Coffee, doughnuts, life

Superior Donuts

Beam ’em up, Scotty!

Beam ’em up, Scotty!

Superior Donuts; 7 p.m. Wednesday, 8 p.m. Thursday, Friday and Saturday, and 2 p.m. Sunday; $18-$32. Capital Stage, 2215 J Street; (916) 995-5464; Through November 13.

Capital Stage

2215 J St.
Sacramento, CA 95816

(916) 995-5464

Rated 5.0

When passersby pass by Capital Stage’s new home at 2215 J Street, the first thing they will see is an elegant metalwork sign displaying the theater’s name. The new interior is covered in beautiful archival shots of past shows and pays due homage to the previous six seasons of plays Capital Stage has produced. The first show of their seventh season, Tracy Letts’ Superior Donuts, is certainly worthy of adding to that collection of highlights.

Directed by Stephanie Gularte, the synced cast and charming script create a charged production that never disappoints.

Superior Donuts centers on the rocky-at-first relationship of small doughnut-shop owner Arthur Przybyszewski (Matt K. Miller), a descendant of Polish immigrants, and the spunky, urban dreamer Franco Wicks (Jammy K. Bulaya), as they work together to sell Arthur’s lackluster doughnuts and discuss black poets and the “Great American Novel.”

It takes place in the very recent past, and the issues are all quite current. With its lines about überpowerful banks and real-estate slumps, it—perhaps coincidentally—leads us to ponder the current climate and the activities of the Occupy Wall Street movement throughout the country.
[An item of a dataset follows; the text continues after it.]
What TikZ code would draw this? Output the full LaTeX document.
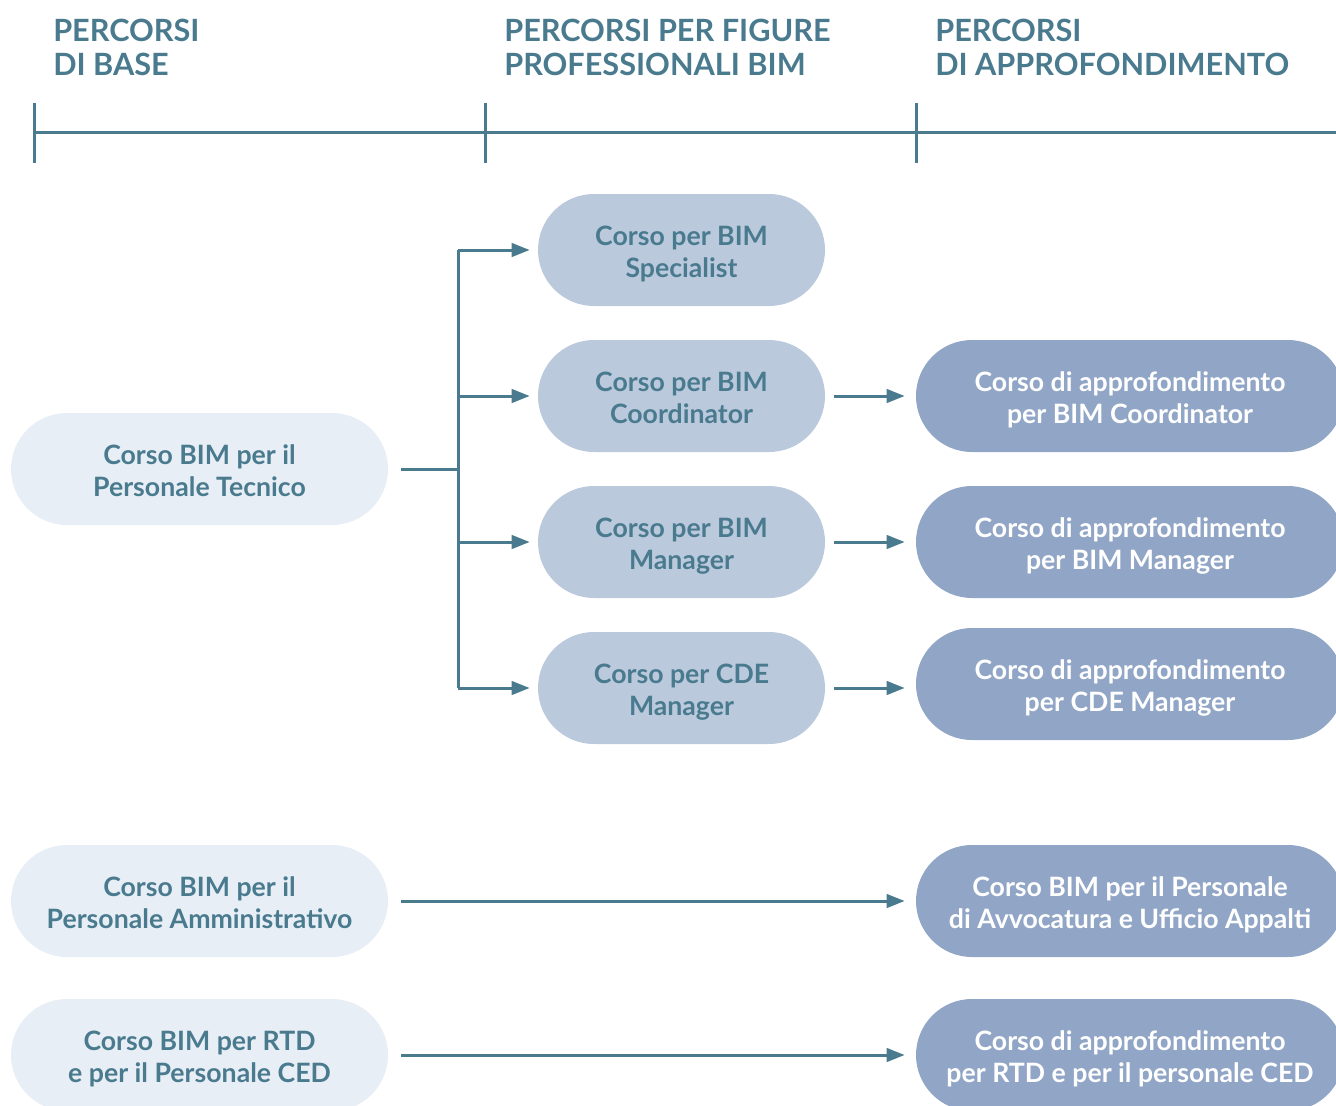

The characters make the play light and breezy, but the amazing prowess of each brings weight and substance to the play. This production uses the script to make life blossom inside the new black box theater, and the intimate environment lets the audience latch onto each character and easily feel real empathy.

Miller’s textured performance as the burned-out Arthur immediately puts the audience on his side; we want him to win. His character constantly reminisces on the nature of cowardice, not unlike a slightly ‘hippiefied’ version of Falstaff.

Bulaya knocks his part out of the park, and brings an adaptive and instantly likeable Franco to the table, a young black man who has an optimistic—and often naive—outlook on life. The supporting cast also brings out the nuance of the text, most notably the riotous Max Tarasov (Gary Pannullo) and the profound and homeless Lady Boyle (Janis Stevens).

Founding member and technical director Jonathon Williams’ set presents the coffee and doughnut shop as a sad, defeated place, and feels like what it’s meant to represent: Arthur’s past. The simple minutia that takes place onstage tricks the audience into accepting the play with little demand for ‘suspension of disbelief.’

Making the transition from the previous locale’s proscenium stage to the new thrust stage is not only a welcome change but also a seamless one. As multiple people were overheard saying throughout the night, there wasn’t a bad seat in the house.

With a production like this one, that’s a very good thing, indeed.